[Written request] Write out the data again exactly, skipping every picture.

[Records to use]
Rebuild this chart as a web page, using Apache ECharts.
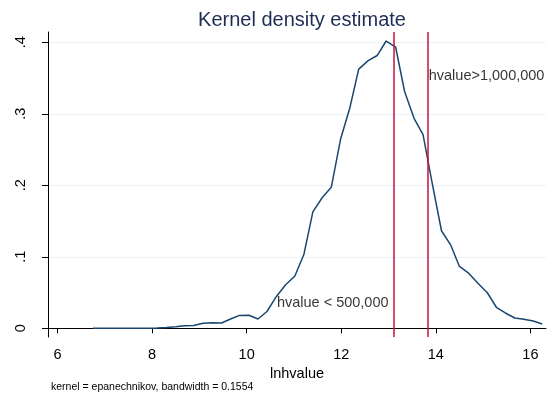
<!DOCTYPE html>
<html>
<head>
<meta charset="utf-8">
<script src="https://cdn.jsdelivr.net/npm/echarts@6/dist/echarts.min.js"></script>
<style>
  html, body { margin: 0; padding: 0; background: #fff; }
  #main { width: 547px; height: 396px; }
</style>
</head>
<body>
<div id="main"></div>
<script>
// density estimate (50 evaluation points)
const xs = [6.75, 6.95, 7.14, 7.33, 7.53, 7.72, 7.91, 8.11, 8.30, 8.50,
  8.69, 8.88, 9.08, 9.27, 9.47, 9.66, 9.85, 10.05, 10.24, 10.43,
  10.63, 10.82, 11.02, 11.21, 11.40, 11.60, 11.79, 11.99, 12.18, 12.37,
  12.57, 12.76, 12.95, 13.15, 13.34, 13.54, 13.73, 13.92, 14.12, 14.31,
  14.50, 14.70, 14.89, 15.09, 15.28, 15.47, 15.67, 15.86, 16.06, 16.25]
const density = [0, 0, 0, 0, 0, 0, 0, 0.0003, 0.0011, 0.0021,
  0.0035, 0.0038, 0.0071, 0.0077, 0.0074, 0.0130, 0.0180, 0.0182, 0.0130, 0.0235,
  0.0445, 0.0606, 0.0731, 0.1031, 0.1627, 0.1829, 0.1972, 0.2655, 0.3077, 0.3624,
  0.3743, 0.3815, 0.4018, 0.3934, 0.3312, 0.2937, 0.2709, 0.2042, 0.1364, 0.1171,
  0.0865, 0.0767, 0.0630, 0.0497, 0.0294, 0.0214, 0.0144, 0.0126, 0.0102, 0.0060]
const xTicks = [6, 8, 10, 12, 14, 16]
const yTicks = [0, 0.1, 0.2, 0.3, 0.4]
const yTickLabels = ['0', '.1', '.2', '.3', '.4']
const cutoffs = [13.122, 13.8155]   // ln(500,000), ln(1,000,000)
const notes = [
  { name: 'hvalue < 500,000', x: 10.64, y: 0.0354 },
  { name: 'hvalue>1,000,000', x: 13.85, y: 0.353 }
]

const font = 'Liberation Sans, Arial, sans-serif'
let chart = echarts.init(document.getElementById('main'))

chart.setOption({
  animation: false,
  title: {
    text: 'Kernel density estimate',
    left: 297,
    textAlign: 'center',
    top: 5,
    textStyle: { color: '#1e2d53', fontSize: 20, fontWeight: 'normal', fontFamily: font }
  },
  grid: { left: 48, right: 1, top: 32, bottom: 59 },
  xAxis: {
    type: 'value',
    min: 5.8,
    max: 16.33,
    name: 'lnhvalue',
    nameLocation: 'middle',
    nameGap: 25,
    nameTextStyle: { color: '#000', fontSize: 14.5, fontFamily: font },
    axisLine: { lineStyle: { color: '#000', width: 1 } },
    axisTick: { show: true, length: 5, customValues: xTicks, lineStyle: { color: '#000' } },
    axisLabel: { customValues: xTicks, color: '#000', fontSize: 14.5, fontFamily: font, margin: 10 },
    splitLine: { show: false }
  },
  yAxis: {
    type: 'value',
    min: -0.0122,
    max: 0.4144,
    axisLine: { show: true, lineStyle: { color: '#000', width: 1 } },
    axisTick: { show: true, length: 6, customValues: yTicks, lineStyle: { color: '#000' } },
    axisLabel: {
      customValues: yTicks,
      rotate: 90,
      color: '#000',
      fontSize: 14.5,
      fontFamily: font,
      margin: 20,
      formatter: v => yTickLabels[yTicks.findIndex(t => Math.abs(t - v) < 1e-6)]
    },
    splitLine: { show: true, lineStyle: { color: '#eaf2f3', width: 1.2 } }
  },
  series: [
    {
      type: 'line',
      data: xs.map((x, i) => [x, density[i]]),
      showSymbol: false,
      lineStyle: { color: '#1a476f', width: 1.5 },
      markLine: {
        silent: true,
        symbol: 'none',
        label: { show: false },
        lineStyle: { color: '#c8103c', width: 1.5, type: 'solid' },
        data: cutoffs.map(c => ({ xAxis: c }))
      }
    },
    {
      type: 'scatter',
      symbolSize: 0,
      data: notes.map(n => ({ name: n.name, value: [n.x, n.y] })),
      label: {
        show: true,
        position: 'right',
        distance: 0,
        formatter: '{b}',
        color: '#000',
        fontSize: 14.5,
        fontFamily: font
      }
    }
  ],
  graphic: [
    {
      type: 'text',
      left: 51,
      top: 382,
      style: { text: 'kernel = epanechnikov, bandwidth = 0.1554', fill: '#000', fontSize: 10.5, fontFamily: font }
    }
  ]
})
</script>
</body>
</html>
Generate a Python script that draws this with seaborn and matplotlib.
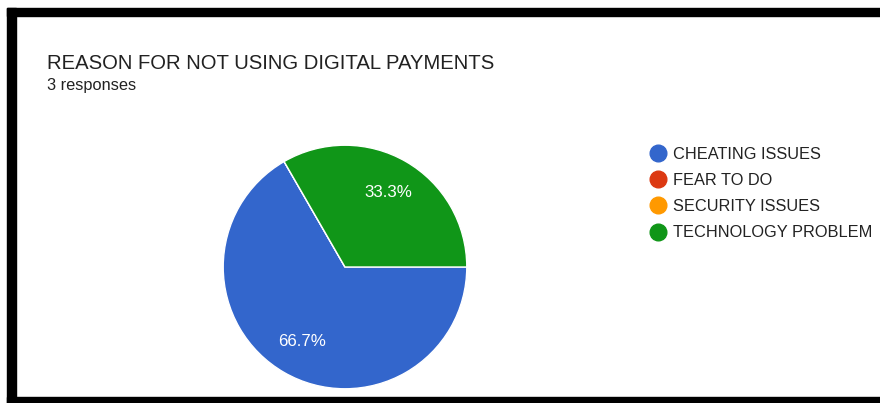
import matplotlib
matplotlib.use("Agg")
import matplotlib.pyplot as plt
from matplotlib.patches import Rectangle
from matplotlib.lines import Line2D
import seaborn as sns

# Survey data
categories = ["CHEATING ISSUES", "FEAR TO DO", "SECURITY ISSUES", "TECHNOLOGY PROBLEM"]
responses = [2, 0, 0, 1]
colors = ["#3366CC", "#DC3912", "#FF9900", "#109618"]
title = "REASON FOR NOT USING DIGITAL PAYMENTS"
subtitle = "3 responses"

sns.set_theme(style="white")
plt.rcParams["font.family"] = ["Liberation Sans", "DejaVu Sans"]
palette = sns.color_palette(colors)

W, H = 880, 403
fig = plt.figure(figsize=(W / 100, H / 100), dpi=100)
fig.patch.set_facecolor("white")


def fx(px):
    return px / W


def fy(py):
    return 1 - py / H


# Black frame (top, left, bottom)
for (x0, y0, x1, y1) in [(7, 8, 880, 16), (7, 8, 16, 403), (7, 397, 880, 403)]:
    fig.patches.append(Rectangle((fx(x0), fy(y1)), fx(x1) - fx(x0), fy(y0) - fy(y1),
                                 transform=fig.transFigure, color="black", zorder=10))

fig.text(fx(47), fy(69), title, fontsize=14.6, color="#212121", va="baseline", ha="left")
fig.text(fx(47), fy(90), subtitle, fontsize=11.8, color="#212121", va="baseline", ha="left")

# Pie
cx, cy, r = 345, 267, 123
ax = fig.add_axes([fx(cx - r), fy(cy + r), 2 * r / W, 2 * r / H])


def pct(p):
    return f"{p:.1f}%" if p > 0 else ""


wedges, texts, autotexts = ax.pie(
    responses, colors=palette, startangle=0, counterclock=False,
    autopct=pct, pctdistance=0.71,
    wedgeprops=dict(edgecolor="white", linewidth=1),
    textprops=dict(color="white", fontsize=12.2),
)
ax.set_xlim(-1.01, 1.01)
ax.set_ylim(-1.01, 1.01)
ax.set_aspect("equal")
ax.axis("off")

# Legend
handles = [Line2D([0], [0], marker="o", linestyle="none", markersize=12,
                  markerfacecolor=c, markeredgecolor=c) for c in palette]
leg = fig.legend(handles, categories, loc="upper left",
                 bbox_to_anchor=(fx(648), fy(147)), frameon=False,
                 fontsize=11.75, labelspacing=0.68, handletextpad=0.35,
                 handlelength=1.2, borderpad=0, borderaxespad=0)
for t in leg.get_texts():
    t.set_color("#222222")

fig.savefig("out.png", dpi=100, facecolor="white")
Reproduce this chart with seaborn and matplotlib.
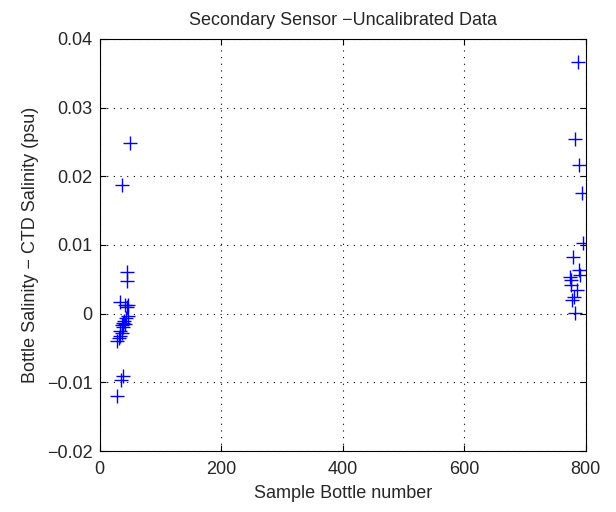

[Expected answer]
Rebuild this chart as a web page, using Apache ECharts.
<!DOCTYPE html>
<html>
<head>
<meta charset="utf-8">
<script src="https://cdn.jsdelivr.net/npm/echarts@6/dist/echarts.min.js"></script>
<style>
  html, body { margin: 0; padding: 0; background: #fff; }
  #main { width: 547px; height: 396px; }
</style>
</head>
<body>
<div id="main"></div>
<script>
// density estimate (50 evaluation points)
const xs = [6.75, 6.95, 7.14, 7.33, 7.53, 7.72, 7.91, 8.11, 8.30, 8.50,
  8.69, 8.88, 9.08, 9.27, 9.47, 9.66, 9.85, 10.05, 10.24, 10.43,
  10.63, 10.82, 11.02, 11.21, 11.40, 11.60, 11.79, 11.99, 12.18, 12.37,
  12.57, 12.76, 12.95, 13.15, 13.34, 13.54, 13.73, 13.92, 14.12, 14.31,
  14.50, 14.70, 14.89, 15.09, 15.28, 15.47, 15.67, 15.86, 16.06, 16.25]
const density = [0, 0, 0, 0, 0, 0, 0, 0.0003, 0.0011, 0.0021,
  0.0035, 0.0038, 0.0071, 0.0077, 0.0074, 0.0130, 0.0180, 0.0182, 0.0130, 0.0235,
  0.0445, 0.0606, 0.0731, 0.1031, 0.1627, 0.1829, 0.1972, 0.2655, 0.3077, 0.3624,
  0.3743, 0.3815, 0.4018, 0.3934, 0.3312, 0.2937, 0.2709, 0.2042, 0.1364, 0.1171,
  0.0865, 0.0767, 0.0630, 0.0497, 0.0294, 0.0214, 0.0144, 0.0126, 0.0102, 0.0060]
const xTicks = [6, 8, 10, 12, 14, 16]
const yTicks = [0, 0.1, 0.2, 0.3, 0.4]
const yTickLabels = ['0', '.1', '.2', '.3', '.4']
const cutoffs = [13.122, 13.8155]   // ln(500,000), ln(1,000,000)
const notes = [
  { name: 'hvalue < 500,000', x: 10.64, y: 0.0354 },
  { name: 'hvalue>1,000,000', x: 13.85, y: 0.353 }
]

const font = 'Liberation Sans, Arial, sans-serif'
let chart = echarts.init(document.getElementById('main'))

chart.setOption({
  animation: false,
  title: {
    text: 'Kernel density estimate',
    left: 297,
    textAlign: 'center',
    top: 5,
    textStyle: { color: '#1e2d53', fontSize: 20, fontWeight: 'normal', fontFamily: font }
  },
  grid: { left: 48, right: 1, top: 32, bottom: 59 },
  xAxis: {
    type: 'value',
    min: 5.8,
    max: 16.33,
    name: 'lnhvalue',
    nameLocation: 'middle',
    nameGap: 25,
    nameTextStyle: { color: '#000', fontSize: 14.5, fontFamily: font },
    axisLine: { lineStyle: { color: '#000', width: 1 } },
    axisTick: { show: true, length: 5, customValues: xTicks, lineStyle: { color: '#000' } },
    axisLabel: { customValues: xTicks, color: '#000', fontSize: 14.5, fontFamily: font, margin: 10 },
    splitLine: { show: false }
  },
  yAxis: {
    type: 'value',
    min: -0.0122,
    max: 0.4144,
    axisLine: { show: true, lineStyle: { color: '#000', width: 1 } },
    axisTick: { show: true, length: 6, customValues: yTicks, lineStyle: { color: '#000' } },
    axisLabel: {
      customValues: yTicks,
      rotate: 90,
      color: '#000',
      fontSize: 14.5,
      fontFamily: font,
      margin: 20,
      formatter: v => yTickLabels[yTicks.findIndex(t => Math.abs(t - v) < 1e-6)]
    },
    splitLine: { show: true, lineStyle: { color: '#eaf2f3', width: 1.2 } }
  },
  series: [
    {
      type: 'line',
      data: xs.map((x, i) => [x, density[i]]),
      showSymbol: false,
      lineStyle: { color: '#1a476f', width: 1.5 },
      markLine: {
        silent: true,
        symbol: 'none',
        label: { show: false },
        lineStyle: { color: '#c8103c', width: 1.5, type: 'solid' },
        data: cutoffs.map(c => ({ xAxis: c }))
      }
    },
    {
      type: 'scatter',
      symbolSize: 0,
      data: notes.map(n => ({ name: n.name, value: [n.x, n.y] })),
      label: {
        show: true,
        position: 'right',
        distance: 0,
        formatter: '{b}',
        color: '#000',
        fontSize: 14.5,
        fontFamily: font
      }
    }
  ],
  graphic: [
    {
      type: 'text',
      left: 51,
      top: 382,
      style: { text: 'kernel = epanechnikov, bandwidth = 0.1554', fill: '#000', fontSize: 10.5, fontFamily: font }
    }
  ]
})
</script>
</body>
</html>
Generate a Python script that draws this with seaborn and matplotlib.
import matplotlib
matplotlib.use("Agg")
import matplotlib.pyplot as plt
from matplotlib.patches import Rectangle
from matplotlib.lines import Line2D
import seaborn as sns

# Survey data
categories = ["CHEATING ISSUES", "FEAR TO DO", "SECURITY ISSUES", "TECHNOLOGY PROBLEM"]
responses = [2, 0, 0, 1]
colors = ["#3366CC", "#DC3912", "#FF9900", "#109618"]
title = "REASON FOR NOT USING DIGITAL PAYMENTS"
subtitle = "3 responses"

sns.set_theme(style="white")
plt.rcParams["font.family"] = ["Liberation Sans", "DejaVu Sans"]
palette = sns.color_palette(colors)

W, H = 880, 403
fig = plt.figure(figsize=(W / 100, H / 100), dpi=100)
fig.patch.set_facecolor("white")


def fx(px):
    return px / W


def fy(py):
    return 1 - py / H


# Black frame (top, left, bottom)
for (x0, y0, x1, y1) in [(7, 8, 880, 16), (7, 8, 16, 403), (7, 397, 880, 403)]:
    fig.patches.append(Rectangle((fx(x0), fy(y1)), fx(x1) - fx(x0), fy(y0) - fy(y1),
                                 transform=fig.transFigure, color="black", zorder=10))

fig.text(fx(47), fy(69), title, fontsize=14.6, color="#212121", va="baseline", ha="left")
fig.text(fx(47), fy(90), subtitle, fontsize=11.8, color="#212121", va="baseline", ha="left")

# Pie
cx, cy, r = 345, 267, 123
ax = fig.add_axes([fx(cx - r), fy(cy + r), 2 * r / W, 2 * r / H])


def pct(p):
    return f"{p:.1f}%" if p > 0 else ""


wedges, texts, autotexts = ax.pie(
    responses, colors=palette, startangle=0, counterclock=False,
    autopct=pct, pctdistance=0.71,
    wedgeprops=dict(edgecolor="white", linewidth=1),
    textprops=dict(color="white", fontsize=12.2),
)
ax.set_xlim(-1.01, 1.01)
ax.set_ylim(-1.01, 1.01)
ax.set_aspect("equal")
ax.axis("off")

# Legend
handles = [Line2D([0], [0], marker="o", linestyle="none", markersize=12,
                  markerfacecolor=c, markeredgecolor=c) for c in palette]
leg = fig.legend(handles, categories, loc="upper left",
                 bbox_to_anchor=(fx(648), fy(147)), frameon=False,
                 fontsize=11.75, labelspacing=0.68, handletextpad=0.35,
                 handlelength=1.2, borderpad=0, borderaxespad=0)
for t in leg.get_texts():
    t.set_color("#222222")

fig.savefig("out.png", dpi=100, facecolor="white")
Reproduce this chart with seaborn and matplotlib.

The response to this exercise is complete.